The request ▸ The material below should be written out in full and exactly; pictures stay out of the copy.

Entries ▸
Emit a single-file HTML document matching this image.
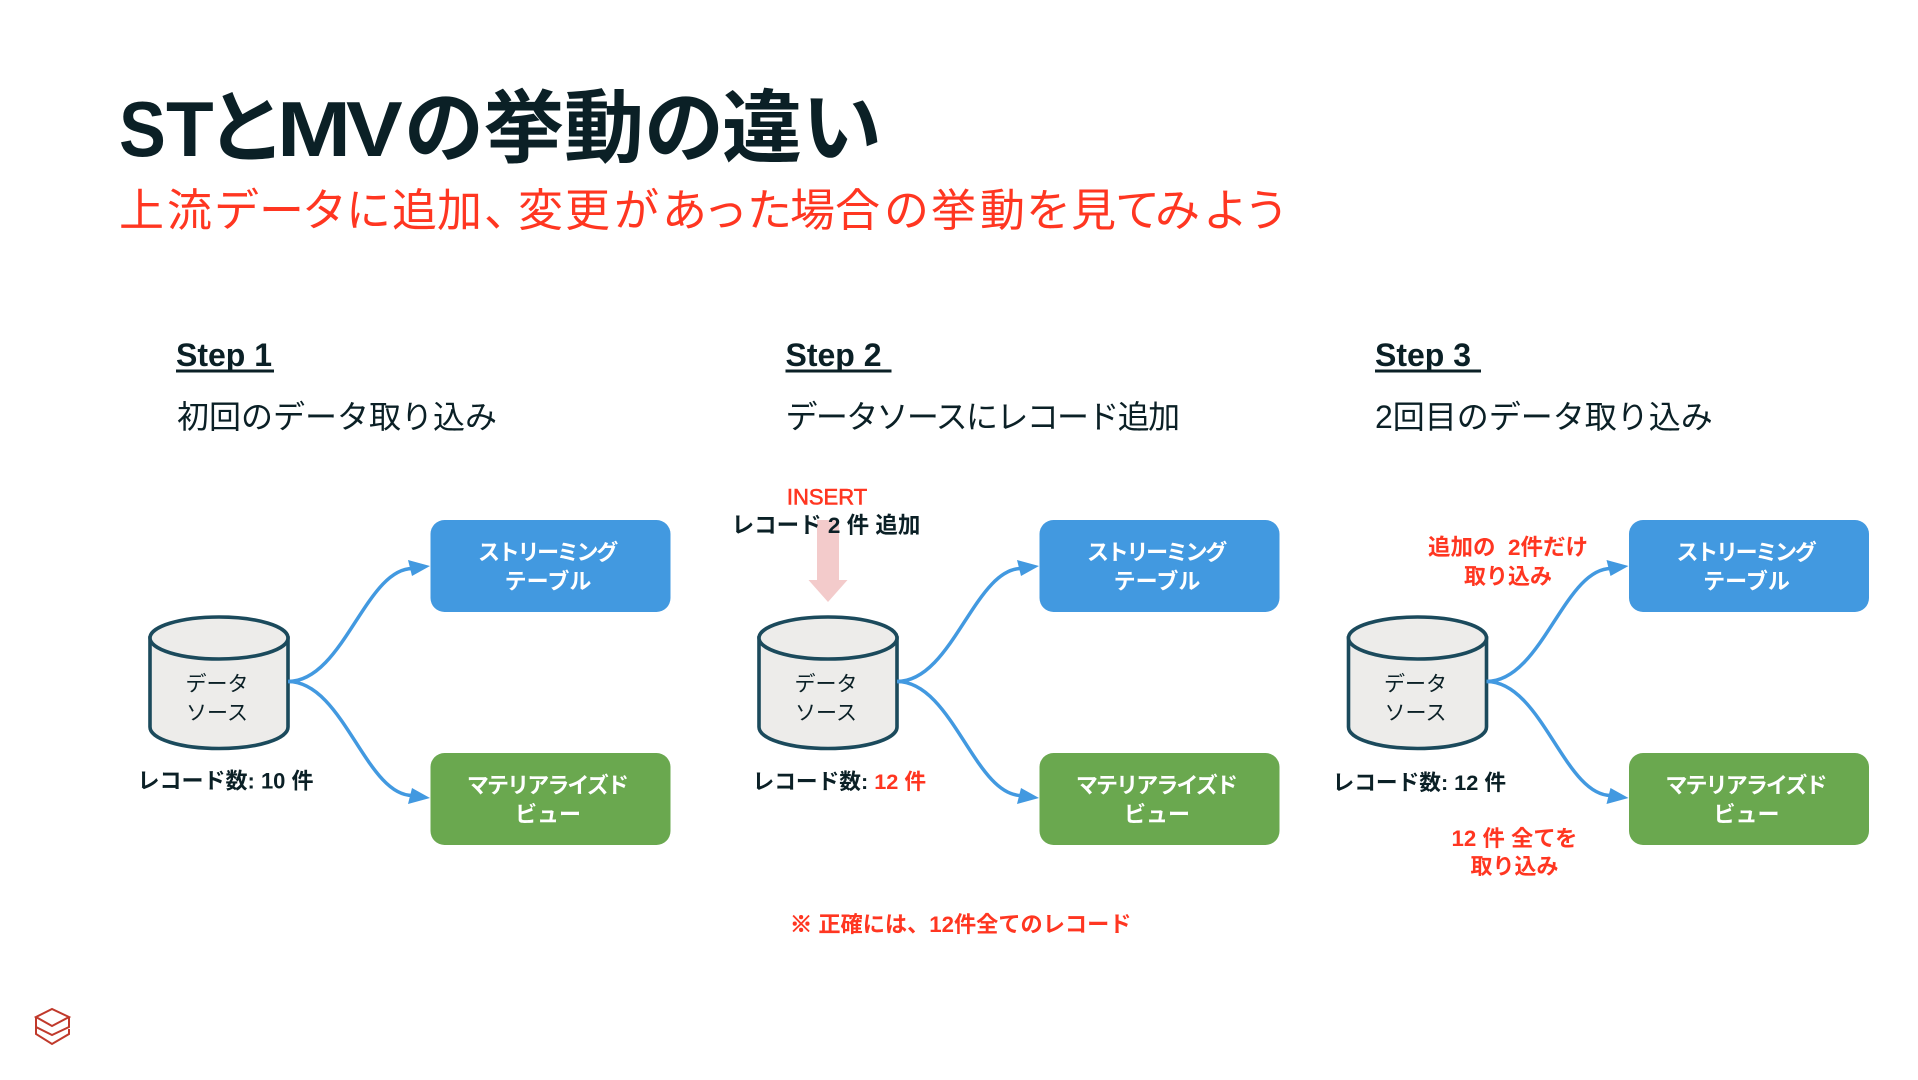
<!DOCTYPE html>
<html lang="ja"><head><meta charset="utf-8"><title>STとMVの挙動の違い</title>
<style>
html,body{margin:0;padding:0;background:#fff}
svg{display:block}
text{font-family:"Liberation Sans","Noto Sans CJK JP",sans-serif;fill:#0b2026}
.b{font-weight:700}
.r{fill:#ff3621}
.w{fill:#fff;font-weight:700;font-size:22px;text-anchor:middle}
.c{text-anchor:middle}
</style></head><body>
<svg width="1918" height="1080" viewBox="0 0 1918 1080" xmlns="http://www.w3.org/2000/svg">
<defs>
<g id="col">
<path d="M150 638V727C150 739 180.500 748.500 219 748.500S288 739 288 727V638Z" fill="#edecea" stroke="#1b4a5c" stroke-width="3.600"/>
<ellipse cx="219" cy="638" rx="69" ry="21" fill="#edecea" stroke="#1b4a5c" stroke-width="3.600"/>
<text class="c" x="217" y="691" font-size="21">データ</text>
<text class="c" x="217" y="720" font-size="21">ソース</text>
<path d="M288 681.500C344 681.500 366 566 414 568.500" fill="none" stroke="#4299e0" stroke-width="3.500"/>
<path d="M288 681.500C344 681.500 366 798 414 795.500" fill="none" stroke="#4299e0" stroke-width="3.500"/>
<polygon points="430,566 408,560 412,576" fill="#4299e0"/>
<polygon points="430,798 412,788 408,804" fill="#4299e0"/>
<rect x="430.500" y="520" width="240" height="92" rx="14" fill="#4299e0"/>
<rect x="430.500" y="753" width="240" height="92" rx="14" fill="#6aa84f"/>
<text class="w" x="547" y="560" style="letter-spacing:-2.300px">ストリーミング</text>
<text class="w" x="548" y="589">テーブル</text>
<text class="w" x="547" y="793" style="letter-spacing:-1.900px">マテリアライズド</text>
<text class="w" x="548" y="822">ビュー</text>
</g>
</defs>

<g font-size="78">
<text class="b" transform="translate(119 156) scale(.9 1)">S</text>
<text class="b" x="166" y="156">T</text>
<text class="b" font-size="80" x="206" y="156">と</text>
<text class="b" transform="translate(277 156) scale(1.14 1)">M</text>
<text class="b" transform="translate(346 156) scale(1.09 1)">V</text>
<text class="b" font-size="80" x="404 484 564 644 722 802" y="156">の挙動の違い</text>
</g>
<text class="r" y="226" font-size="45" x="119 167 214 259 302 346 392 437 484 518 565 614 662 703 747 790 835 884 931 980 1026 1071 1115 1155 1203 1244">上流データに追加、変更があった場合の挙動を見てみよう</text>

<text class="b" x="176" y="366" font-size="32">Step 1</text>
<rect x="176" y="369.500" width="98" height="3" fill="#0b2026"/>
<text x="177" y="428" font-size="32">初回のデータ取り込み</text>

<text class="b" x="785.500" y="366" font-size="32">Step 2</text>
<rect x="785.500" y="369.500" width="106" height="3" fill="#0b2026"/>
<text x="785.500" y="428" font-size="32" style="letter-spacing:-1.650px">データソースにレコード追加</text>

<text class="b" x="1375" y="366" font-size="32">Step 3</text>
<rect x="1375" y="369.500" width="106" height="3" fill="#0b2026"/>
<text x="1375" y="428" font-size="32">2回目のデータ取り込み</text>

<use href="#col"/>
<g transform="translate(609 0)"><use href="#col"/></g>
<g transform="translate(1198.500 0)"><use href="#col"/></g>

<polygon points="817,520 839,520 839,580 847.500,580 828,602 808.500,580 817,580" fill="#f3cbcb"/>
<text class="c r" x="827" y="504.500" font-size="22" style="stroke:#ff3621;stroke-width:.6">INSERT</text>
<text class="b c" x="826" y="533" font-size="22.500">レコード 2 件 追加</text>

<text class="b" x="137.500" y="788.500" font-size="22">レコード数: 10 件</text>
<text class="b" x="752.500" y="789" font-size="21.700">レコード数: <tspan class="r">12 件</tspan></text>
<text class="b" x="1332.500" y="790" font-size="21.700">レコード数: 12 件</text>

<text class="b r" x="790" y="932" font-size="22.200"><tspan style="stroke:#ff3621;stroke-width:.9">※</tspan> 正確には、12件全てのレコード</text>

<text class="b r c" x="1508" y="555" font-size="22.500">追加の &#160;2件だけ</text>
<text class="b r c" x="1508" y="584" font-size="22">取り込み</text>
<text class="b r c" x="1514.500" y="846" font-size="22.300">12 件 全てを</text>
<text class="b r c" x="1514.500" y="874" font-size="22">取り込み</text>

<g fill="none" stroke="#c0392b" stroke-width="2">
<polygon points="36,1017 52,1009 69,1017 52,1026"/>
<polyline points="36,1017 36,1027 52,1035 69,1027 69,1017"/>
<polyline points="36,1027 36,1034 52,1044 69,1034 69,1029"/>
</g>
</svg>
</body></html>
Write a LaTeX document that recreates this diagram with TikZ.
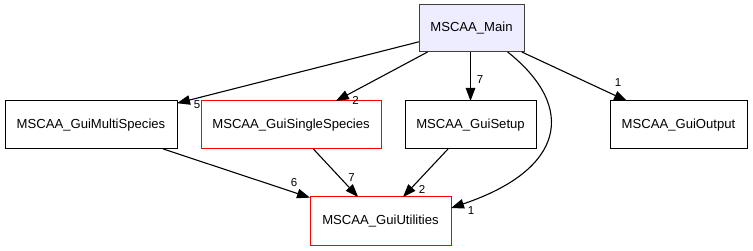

The solution ▸
Emit a single-file HTML document matching this image.
<!DOCTYPE html>
<html lang="ja"><head><meta charset="utf-8"><title>STとMVの挙動の違い</title>
<style>
html,body{margin:0;padding:0;background:#fff}
svg{display:block}
text{font-family:"Liberation Sans","Noto Sans CJK JP",sans-serif;fill:#0b2026}
.b{font-weight:700}
.r{fill:#ff3621}
.w{fill:#fff;font-weight:700;font-size:22px;text-anchor:middle}
.c{text-anchor:middle}
</style></head><body>
<svg width="1918" height="1080" viewBox="0 0 1918 1080" xmlns="http://www.w3.org/2000/svg">
<defs>
<g id="col">
<path d="M150 638V727C150 739 180.500 748.500 219 748.500S288 739 288 727V638Z" fill="#edecea" stroke="#1b4a5c" stroke-width="3.600"/>
<ellipse cx="219" cy="638" rx="69" ry="21" fill="#edecea" stroke="#1b4a5c" stroke-width="3.600"/>
<text class="c" x="217" y="691" font-size="21">データ</text>
<text class="c" x="217" y="720" font-size="21">ソース</text>
<path d="M288 681.500C344 681.500 366 566 414 568.500" fill="none" stroke="#4299e0" stroke-width="3.500"/>
<path d="M288 681.500C344 681.500 366 798 414 795.500" fill="none" stroke="#4299e0" stroke-width="3.500"/>
<polygon points="430,566 408,560 412,576" fill="#4299e0"/>
<polygon points="430,798 412,788 408,804" fill="#4299e0"/>
<rect x="430.500" y="520" width="240" height="92" rx="14" fill="#4299e0"/>
<rect x="430.500" y="753" width="240" height="92" rx="14" fill="#6aa84f"/>
<text class="w" x="547" y="560" style="letter-spacing:-2.300px">ストリーミング</text>
<text class="w" x="548" y="589">テーブル</text>
<text class="w" x="547" y="793" style="letter-spacing:-1.900px">マテリアライズド</text>
<text class="w" x="548" y="822">ビュー</text>
</g>
</defs>

<g font-size="78">
<text class="b" transform="translate(119 156) scale(.9 1)">S</text>
<text class="b" x="166" y="156">T</text>
<text class="b" font-size="80" x="206" y="156">と</text>
<text class="b" transform="translate(277 156) scale(1.14 1)">M</text>
<text class="b" transform="translate(346 156) scale(1.09 1)">V</text>
<text class="b" font-size="80" x="404 484 564 644 722 802" y="156">の挙動の違い</text>
</g>
<text class="r" y="226" font-size="45" x="119 167 214 259 302 346 392 437 484 518 565 614 662 703 747 790 835 884 931 980 1026 1071 1115 1155 1203 1244">上流データに追加、変更があった場合の挙動を見てみよう</text>

<text class="b" x="176" y="366" font-size="32">Step 1</text>
<rect x="176" y="369.500" width="98" height="3" fill="#0b2026"/>
<text x="177" y="428" font-size="32">初回のデータ取り込み</text>

<text class="b" x="785.500" y="366" font-size="32">Step 2</text>
<rect x="785.500" y="369.500" width="106" height="3" fill="#0b2026"/>
<text x="785.500" y="428" font-size="32" style="letter-spacing:-1.650px">データソースにレコード追加</text>

<text class="b" x="1375" y="366" font-size="32">Step 3</text>
<rect x="1375" y="369.500" width="106" height="3" fill="#0b2026"/>
<text x="1375" y="428" font-size="32">2回目のデータ取り込み</text>

<use href="#col"/>
<g transform="translate(609 0)"><use href="#col"/></g>
<g transform="translate(1198.500 0)"><use href="#col"/></g>

<polygon points="817,520 839,520 839,580 847.500,580 828,602 808.500,580 817,580" fill="#f3cbcb"/>
<text class="c r" x="827" y="504.500" font-size="22" style="stroke:#ff3621;stroke-width:.6">INSERT</text>
<text class="b c" x="826" y="533" font-size="22.500">レコード 2 件 追加</text>

<text class="b" x="137.500" y="788.500" font-size="22">レコード数: 10 件</text>
<text class="b" x="752.500" y="789" font-size="21.700">レコード数: <tspan class="r">12 件</tspan></text>
<text class="b" x="1332.500" y="790" font-size="21.700">レコード数: 12 件</text>

<text class="b r" x="790" y="932" font-size="22.200"><tspan style="stroke:#ff3621;stroke-width:.9">※</tspan> 正確には、12件全てのレコード</text>

<text class="b r c" x="1508" y="555" font-size="22.500">追加の &#160;2件だけ</text>
<text class="b r c" x="1508" y="584" font-size="22">取り込み</text>
<text class="b r c" x="1514.500" y="846" font-size="22.300">12 件 全てを</text>
<text class="b r c" x="1514.500" y="874" font-size="22">取り込み</text>

<g fill="none" stroke="#c0392b" stroke-width="2">
<polygon points="36,1017 52,1009 69,1017 52,1026"/>
<polyline points="36,1017 36,1027 52,1035 69,1027 69,1017"/>
<polyline points="36,1027 36,1034 52,1044 69,1034 69,1029"/>
</g>
</svg>
</body></html>
Write a LaTeX document that recreates this diagram with TikZ.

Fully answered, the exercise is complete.